Review Summary: Stars overhead, grass underfoot.
Polish folk act Stara Rzeka’s music channels the power of time passing - retrospective, prospective, and even introspective. It can settle anywhere between ancient paganism to new age mysticism, and there’s always a sense of spirituality wafting through; and, just as there’s no set-in-stone definition of spirituality,
Zamknęły Się Oczy Ziemi doesn’t give any singular, tunnel-visioned approach to discovering it. “Czarna Woda”, for example, feels
long ago - no specific timeframe, really, but plagued by something unknown in the present (perhaps a cataclysmic event similar to an ice age). The guitar line captures a primitivist ambience, with a repetitive, bare-bones composition that never loses focus, and could be the soundtrack for an eon. In contrast, a song like “Ogniste kazania B.B.” has a strange, cavernous intimacy, bound to a specific moment; as sole member Kuba Ziolek sings somewhere between rejoice and lament, the agitated electronics in the background could be stars falling outside the grotto.
Though
Zamknęły succeeds by its sense of pacing - particularly in the longer, zen-like pieces - it has its share of adrenaline spikes. Opener “Nie zbliżaj się do ognia” begins with a sort of blatant and intentionally misplaced energy level. The track jolts forward with rigorous strumming that soon grows menacing, inviting crackling noise through the front and a rapid litany of kettledrums through the back. Black metal ferocity settles into a cosmic groove reminiscent of
Phaedra-era Tangerine Dream, only to melt into layered guitar-spoken folklore atop fuzzy, ritualistic drones. Follow-up “W sierpniową noc” shows Ziolek’s ability to blend strict musicality with a casual wanderlust, like a biologist who’s left academia to study in the forest. In a way, the opener is Stara Rzeka planting a flag, asserting a sense of dominance over a realm that has nothing to relinquish besides colours and sounds.

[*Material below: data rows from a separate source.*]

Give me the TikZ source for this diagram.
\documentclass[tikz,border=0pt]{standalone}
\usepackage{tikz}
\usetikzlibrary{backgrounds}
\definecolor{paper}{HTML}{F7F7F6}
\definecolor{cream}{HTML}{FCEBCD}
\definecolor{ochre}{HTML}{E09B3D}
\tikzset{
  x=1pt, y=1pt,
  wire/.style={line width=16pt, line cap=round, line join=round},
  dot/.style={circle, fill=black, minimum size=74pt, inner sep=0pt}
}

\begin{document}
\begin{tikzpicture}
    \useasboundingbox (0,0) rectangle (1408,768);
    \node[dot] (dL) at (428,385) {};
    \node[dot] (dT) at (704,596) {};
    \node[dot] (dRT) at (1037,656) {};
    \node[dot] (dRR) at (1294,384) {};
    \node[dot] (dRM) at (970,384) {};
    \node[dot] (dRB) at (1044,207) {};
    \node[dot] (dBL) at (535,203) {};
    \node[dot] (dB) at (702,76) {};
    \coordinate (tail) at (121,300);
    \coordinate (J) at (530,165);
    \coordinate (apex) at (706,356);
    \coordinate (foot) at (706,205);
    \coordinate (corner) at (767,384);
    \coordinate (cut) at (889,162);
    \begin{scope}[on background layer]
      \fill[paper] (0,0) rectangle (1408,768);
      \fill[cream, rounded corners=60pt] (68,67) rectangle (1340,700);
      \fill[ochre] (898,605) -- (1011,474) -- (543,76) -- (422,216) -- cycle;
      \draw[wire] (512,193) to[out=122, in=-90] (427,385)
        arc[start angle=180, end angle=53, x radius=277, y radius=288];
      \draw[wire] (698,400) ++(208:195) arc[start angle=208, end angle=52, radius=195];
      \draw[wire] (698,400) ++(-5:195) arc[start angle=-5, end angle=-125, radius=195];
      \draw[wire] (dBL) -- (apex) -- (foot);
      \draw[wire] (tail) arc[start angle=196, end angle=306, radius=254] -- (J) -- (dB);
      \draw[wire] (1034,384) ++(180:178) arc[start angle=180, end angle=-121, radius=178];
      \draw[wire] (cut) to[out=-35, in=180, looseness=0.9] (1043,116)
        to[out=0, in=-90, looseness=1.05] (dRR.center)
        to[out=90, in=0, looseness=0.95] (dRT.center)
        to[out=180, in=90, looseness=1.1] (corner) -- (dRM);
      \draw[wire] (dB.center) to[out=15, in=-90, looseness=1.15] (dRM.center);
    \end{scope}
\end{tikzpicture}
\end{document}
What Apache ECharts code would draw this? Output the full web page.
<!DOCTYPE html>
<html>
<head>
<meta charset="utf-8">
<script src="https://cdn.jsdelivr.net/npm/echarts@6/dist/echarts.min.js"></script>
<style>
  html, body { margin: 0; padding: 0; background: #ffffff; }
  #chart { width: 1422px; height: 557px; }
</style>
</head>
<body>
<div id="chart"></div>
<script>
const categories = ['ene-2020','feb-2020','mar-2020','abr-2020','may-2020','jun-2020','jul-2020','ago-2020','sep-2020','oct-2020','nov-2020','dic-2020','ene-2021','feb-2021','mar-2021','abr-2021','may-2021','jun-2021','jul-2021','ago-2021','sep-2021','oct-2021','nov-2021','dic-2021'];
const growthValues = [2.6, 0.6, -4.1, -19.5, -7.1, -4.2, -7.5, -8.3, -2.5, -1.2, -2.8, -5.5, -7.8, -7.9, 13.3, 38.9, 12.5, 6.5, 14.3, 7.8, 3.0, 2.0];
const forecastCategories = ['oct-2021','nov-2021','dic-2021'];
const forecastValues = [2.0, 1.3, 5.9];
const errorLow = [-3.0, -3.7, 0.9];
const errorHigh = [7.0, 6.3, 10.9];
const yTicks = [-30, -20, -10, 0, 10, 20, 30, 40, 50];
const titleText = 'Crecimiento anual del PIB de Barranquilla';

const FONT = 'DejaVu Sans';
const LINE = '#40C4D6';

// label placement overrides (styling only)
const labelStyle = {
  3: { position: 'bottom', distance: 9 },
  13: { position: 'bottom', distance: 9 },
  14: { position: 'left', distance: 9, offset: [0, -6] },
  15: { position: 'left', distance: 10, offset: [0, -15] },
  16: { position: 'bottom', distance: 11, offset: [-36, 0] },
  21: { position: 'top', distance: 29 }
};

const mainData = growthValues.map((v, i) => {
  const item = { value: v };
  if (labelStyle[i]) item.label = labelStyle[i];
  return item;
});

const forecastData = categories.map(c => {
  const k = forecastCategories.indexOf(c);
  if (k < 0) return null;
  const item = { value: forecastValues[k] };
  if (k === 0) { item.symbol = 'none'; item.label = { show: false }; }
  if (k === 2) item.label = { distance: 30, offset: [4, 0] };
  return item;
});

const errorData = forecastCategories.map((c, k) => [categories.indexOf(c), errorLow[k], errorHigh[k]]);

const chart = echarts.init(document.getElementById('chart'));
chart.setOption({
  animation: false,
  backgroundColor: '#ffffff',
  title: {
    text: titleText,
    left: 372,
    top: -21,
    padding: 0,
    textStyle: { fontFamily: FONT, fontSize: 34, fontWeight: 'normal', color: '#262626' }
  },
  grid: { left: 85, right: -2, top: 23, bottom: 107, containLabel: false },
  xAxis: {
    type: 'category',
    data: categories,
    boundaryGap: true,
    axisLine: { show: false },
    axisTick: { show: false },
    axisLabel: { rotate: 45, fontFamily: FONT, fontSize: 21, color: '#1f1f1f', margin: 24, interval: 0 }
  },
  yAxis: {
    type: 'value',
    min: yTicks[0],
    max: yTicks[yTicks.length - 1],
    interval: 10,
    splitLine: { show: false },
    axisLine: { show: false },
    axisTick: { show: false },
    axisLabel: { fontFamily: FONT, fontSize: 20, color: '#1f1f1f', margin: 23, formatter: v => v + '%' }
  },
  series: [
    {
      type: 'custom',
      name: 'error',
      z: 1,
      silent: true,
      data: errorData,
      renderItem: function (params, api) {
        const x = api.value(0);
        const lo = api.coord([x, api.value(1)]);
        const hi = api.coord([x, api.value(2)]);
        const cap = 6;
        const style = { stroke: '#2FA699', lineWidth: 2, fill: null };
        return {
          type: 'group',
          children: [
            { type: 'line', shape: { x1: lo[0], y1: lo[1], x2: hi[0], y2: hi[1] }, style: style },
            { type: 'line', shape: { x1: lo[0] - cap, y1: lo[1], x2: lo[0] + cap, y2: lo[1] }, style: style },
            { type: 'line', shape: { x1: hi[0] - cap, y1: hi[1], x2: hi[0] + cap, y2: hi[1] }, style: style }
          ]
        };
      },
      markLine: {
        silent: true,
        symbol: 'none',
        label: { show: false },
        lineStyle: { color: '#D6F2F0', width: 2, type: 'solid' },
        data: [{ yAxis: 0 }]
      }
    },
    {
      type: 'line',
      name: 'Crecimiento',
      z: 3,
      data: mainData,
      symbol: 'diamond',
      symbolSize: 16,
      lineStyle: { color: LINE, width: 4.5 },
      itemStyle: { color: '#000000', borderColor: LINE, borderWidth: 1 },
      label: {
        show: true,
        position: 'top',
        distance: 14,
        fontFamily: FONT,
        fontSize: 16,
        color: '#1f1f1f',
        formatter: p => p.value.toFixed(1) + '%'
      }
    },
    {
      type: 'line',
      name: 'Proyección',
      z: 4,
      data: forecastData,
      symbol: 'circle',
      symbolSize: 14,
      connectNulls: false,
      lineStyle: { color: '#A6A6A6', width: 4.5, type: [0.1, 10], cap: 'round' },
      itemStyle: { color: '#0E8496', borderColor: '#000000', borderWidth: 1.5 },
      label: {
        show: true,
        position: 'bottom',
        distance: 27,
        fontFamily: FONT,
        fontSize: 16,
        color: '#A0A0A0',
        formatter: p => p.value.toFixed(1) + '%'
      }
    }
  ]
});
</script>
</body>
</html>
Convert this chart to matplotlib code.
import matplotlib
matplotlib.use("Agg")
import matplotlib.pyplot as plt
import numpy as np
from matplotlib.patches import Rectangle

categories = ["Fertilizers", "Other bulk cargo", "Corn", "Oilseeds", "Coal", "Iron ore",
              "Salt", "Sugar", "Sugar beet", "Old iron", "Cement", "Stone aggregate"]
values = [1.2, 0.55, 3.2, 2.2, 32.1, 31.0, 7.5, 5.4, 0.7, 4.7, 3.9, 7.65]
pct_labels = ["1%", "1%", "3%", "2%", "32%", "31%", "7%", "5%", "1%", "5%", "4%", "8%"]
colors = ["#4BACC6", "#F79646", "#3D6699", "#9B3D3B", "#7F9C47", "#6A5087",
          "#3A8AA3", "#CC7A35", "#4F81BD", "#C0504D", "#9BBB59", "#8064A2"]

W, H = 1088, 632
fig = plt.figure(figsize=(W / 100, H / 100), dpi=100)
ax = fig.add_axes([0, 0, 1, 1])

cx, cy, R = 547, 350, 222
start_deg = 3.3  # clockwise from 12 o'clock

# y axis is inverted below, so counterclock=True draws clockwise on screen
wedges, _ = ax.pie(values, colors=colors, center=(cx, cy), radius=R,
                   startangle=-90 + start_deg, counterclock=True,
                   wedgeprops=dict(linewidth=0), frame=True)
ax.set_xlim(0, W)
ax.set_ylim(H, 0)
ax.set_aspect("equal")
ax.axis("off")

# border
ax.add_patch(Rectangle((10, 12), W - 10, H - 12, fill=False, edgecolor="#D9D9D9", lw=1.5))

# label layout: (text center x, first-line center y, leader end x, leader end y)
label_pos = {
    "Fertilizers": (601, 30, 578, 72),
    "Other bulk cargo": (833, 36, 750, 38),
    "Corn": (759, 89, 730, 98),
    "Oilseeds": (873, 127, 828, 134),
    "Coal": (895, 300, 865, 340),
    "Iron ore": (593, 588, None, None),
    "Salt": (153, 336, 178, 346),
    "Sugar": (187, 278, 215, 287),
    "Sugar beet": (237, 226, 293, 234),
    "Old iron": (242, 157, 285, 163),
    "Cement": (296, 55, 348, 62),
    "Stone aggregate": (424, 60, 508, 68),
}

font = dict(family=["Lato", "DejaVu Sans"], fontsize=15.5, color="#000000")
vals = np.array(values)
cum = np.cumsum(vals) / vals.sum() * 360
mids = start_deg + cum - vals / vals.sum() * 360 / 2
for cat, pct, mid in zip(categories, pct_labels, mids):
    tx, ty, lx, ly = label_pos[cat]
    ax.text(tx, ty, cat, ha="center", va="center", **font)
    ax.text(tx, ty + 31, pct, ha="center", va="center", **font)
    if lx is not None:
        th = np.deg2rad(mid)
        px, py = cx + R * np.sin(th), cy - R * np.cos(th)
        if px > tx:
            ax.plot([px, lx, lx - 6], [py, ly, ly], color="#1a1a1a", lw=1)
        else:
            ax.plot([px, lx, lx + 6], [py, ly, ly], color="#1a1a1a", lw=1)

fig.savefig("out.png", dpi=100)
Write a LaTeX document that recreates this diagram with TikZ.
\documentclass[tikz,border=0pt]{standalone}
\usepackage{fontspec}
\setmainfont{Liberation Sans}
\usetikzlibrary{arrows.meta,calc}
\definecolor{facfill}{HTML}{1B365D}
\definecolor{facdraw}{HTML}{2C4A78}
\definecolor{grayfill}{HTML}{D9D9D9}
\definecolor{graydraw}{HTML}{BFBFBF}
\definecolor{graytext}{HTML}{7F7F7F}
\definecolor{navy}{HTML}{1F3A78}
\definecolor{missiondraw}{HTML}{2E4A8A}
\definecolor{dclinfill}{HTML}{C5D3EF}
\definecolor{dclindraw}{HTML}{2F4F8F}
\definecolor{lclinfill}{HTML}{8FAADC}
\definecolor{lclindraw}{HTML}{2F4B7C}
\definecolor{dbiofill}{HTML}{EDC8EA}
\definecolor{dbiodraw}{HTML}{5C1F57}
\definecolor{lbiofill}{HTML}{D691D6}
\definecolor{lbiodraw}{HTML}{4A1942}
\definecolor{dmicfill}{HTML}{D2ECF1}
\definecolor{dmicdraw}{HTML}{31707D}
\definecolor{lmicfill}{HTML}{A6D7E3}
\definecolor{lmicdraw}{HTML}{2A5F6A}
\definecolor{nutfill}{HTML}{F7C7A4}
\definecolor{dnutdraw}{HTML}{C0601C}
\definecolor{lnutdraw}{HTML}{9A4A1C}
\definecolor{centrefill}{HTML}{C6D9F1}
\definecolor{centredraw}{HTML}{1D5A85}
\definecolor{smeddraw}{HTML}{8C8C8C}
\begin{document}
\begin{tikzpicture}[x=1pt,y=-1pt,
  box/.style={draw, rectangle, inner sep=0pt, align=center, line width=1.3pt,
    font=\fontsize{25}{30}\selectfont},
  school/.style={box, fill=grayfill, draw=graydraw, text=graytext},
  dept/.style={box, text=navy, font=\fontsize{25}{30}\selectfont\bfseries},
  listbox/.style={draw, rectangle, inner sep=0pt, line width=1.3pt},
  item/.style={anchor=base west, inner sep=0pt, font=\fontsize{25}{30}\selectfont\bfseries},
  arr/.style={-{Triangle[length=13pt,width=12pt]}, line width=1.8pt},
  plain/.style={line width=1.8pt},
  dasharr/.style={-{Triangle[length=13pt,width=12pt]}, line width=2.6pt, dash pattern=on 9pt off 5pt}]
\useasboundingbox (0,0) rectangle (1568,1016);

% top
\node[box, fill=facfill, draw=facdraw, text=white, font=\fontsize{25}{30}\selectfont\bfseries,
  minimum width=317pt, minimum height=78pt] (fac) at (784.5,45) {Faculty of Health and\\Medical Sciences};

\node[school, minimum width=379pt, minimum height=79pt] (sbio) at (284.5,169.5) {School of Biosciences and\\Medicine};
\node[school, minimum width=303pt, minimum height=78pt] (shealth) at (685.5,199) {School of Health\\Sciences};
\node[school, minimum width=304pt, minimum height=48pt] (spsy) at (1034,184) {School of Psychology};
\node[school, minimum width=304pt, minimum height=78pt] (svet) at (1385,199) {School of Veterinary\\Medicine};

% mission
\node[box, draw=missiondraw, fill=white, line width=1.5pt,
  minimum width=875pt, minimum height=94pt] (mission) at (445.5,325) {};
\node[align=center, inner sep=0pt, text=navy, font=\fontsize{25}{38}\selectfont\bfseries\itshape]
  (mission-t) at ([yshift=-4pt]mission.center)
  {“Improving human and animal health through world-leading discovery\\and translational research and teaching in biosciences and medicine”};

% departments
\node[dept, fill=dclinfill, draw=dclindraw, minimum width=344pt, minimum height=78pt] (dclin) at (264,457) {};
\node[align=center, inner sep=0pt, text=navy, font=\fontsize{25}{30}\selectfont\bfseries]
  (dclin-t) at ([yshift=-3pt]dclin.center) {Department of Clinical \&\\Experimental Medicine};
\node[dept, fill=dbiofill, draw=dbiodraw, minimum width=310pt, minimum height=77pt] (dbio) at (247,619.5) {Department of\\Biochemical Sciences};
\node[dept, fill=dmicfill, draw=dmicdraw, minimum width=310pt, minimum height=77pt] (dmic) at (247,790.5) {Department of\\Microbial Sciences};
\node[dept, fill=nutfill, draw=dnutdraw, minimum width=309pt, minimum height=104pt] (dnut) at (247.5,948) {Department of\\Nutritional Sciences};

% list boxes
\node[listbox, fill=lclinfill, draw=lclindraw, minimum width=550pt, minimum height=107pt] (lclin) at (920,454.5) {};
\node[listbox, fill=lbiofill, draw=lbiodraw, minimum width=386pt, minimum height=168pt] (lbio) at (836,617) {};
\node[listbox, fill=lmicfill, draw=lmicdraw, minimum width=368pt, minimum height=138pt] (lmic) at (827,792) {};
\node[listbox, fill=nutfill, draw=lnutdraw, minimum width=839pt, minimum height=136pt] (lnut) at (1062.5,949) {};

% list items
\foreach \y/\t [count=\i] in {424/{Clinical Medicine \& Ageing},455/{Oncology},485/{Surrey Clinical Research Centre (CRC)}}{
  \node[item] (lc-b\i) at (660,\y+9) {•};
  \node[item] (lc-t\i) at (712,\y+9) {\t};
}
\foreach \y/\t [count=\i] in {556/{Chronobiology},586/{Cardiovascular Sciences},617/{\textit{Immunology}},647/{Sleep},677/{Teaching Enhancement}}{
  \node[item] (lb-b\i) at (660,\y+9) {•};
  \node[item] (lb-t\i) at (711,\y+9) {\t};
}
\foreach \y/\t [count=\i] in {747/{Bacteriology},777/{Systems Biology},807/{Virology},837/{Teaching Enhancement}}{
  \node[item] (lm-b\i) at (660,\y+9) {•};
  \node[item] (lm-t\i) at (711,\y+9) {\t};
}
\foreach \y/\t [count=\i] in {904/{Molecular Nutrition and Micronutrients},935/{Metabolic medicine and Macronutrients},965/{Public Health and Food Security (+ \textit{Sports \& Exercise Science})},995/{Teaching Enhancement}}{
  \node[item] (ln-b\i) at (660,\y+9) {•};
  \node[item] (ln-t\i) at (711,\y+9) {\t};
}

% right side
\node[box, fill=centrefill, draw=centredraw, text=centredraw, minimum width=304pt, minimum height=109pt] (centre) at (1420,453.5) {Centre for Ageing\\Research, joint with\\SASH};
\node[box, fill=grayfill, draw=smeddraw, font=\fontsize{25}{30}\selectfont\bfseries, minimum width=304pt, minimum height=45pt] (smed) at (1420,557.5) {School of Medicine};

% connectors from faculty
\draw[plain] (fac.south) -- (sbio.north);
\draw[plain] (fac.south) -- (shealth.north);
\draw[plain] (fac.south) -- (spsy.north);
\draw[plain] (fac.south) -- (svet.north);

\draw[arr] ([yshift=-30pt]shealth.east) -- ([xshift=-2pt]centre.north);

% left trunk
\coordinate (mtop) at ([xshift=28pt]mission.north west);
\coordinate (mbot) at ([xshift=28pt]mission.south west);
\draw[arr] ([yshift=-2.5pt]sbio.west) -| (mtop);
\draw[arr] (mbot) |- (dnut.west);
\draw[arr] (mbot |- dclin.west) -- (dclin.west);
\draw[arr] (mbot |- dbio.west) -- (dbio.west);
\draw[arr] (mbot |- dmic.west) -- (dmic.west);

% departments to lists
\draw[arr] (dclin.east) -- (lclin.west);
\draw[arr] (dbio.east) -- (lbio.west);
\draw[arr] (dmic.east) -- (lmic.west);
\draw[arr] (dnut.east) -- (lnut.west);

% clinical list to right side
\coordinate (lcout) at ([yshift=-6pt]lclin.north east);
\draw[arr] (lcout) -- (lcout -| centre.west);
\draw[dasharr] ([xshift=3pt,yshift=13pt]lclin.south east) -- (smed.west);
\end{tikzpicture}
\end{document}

An album of one-and-a-half hours highlights the importance of cohesion, and whether or not a partial lack thereof is to the music’s detriment. Stara Rzeka’s tapestry of Polish folklore is laced with hints of psychedelia, jazz, raga, and ambient; and while it sprawls, Ziolek is never purposeless. He speaks almost exclusively with acoustic guitar, while many of the other noises seem to drift off in their own spiritual planes. On “BHMTH (czyli historia z wujkiem Albertem)”, it’s hard to tell whether the drum machine and Ziolek’s earthly guitar are forever interlocked, or worlds apart, moving towards each other like astral beacons. 20-minute penultimate track “W szopie, gdzie były oczy” is a saga in its own right, spanning what could be the history of a small, long-forgotten civilization. There’s conflict, as brash saxophone intrudes on the peaceful opening; there’s respite, with the sounds of undisturbed wildlife; there’s folklore, accented by Ziolek’s wordless storytelling via beautiful steel-string; there’s exploration, as a formless clarinet bends, dips, and rises through the wilderness; and, there's war. All of this is to say that
Zamknęły Się Oczy Ziemi is a triumphant work, tethering far-reaching grasps at the unknown to the ground we stand on and the events that precede us.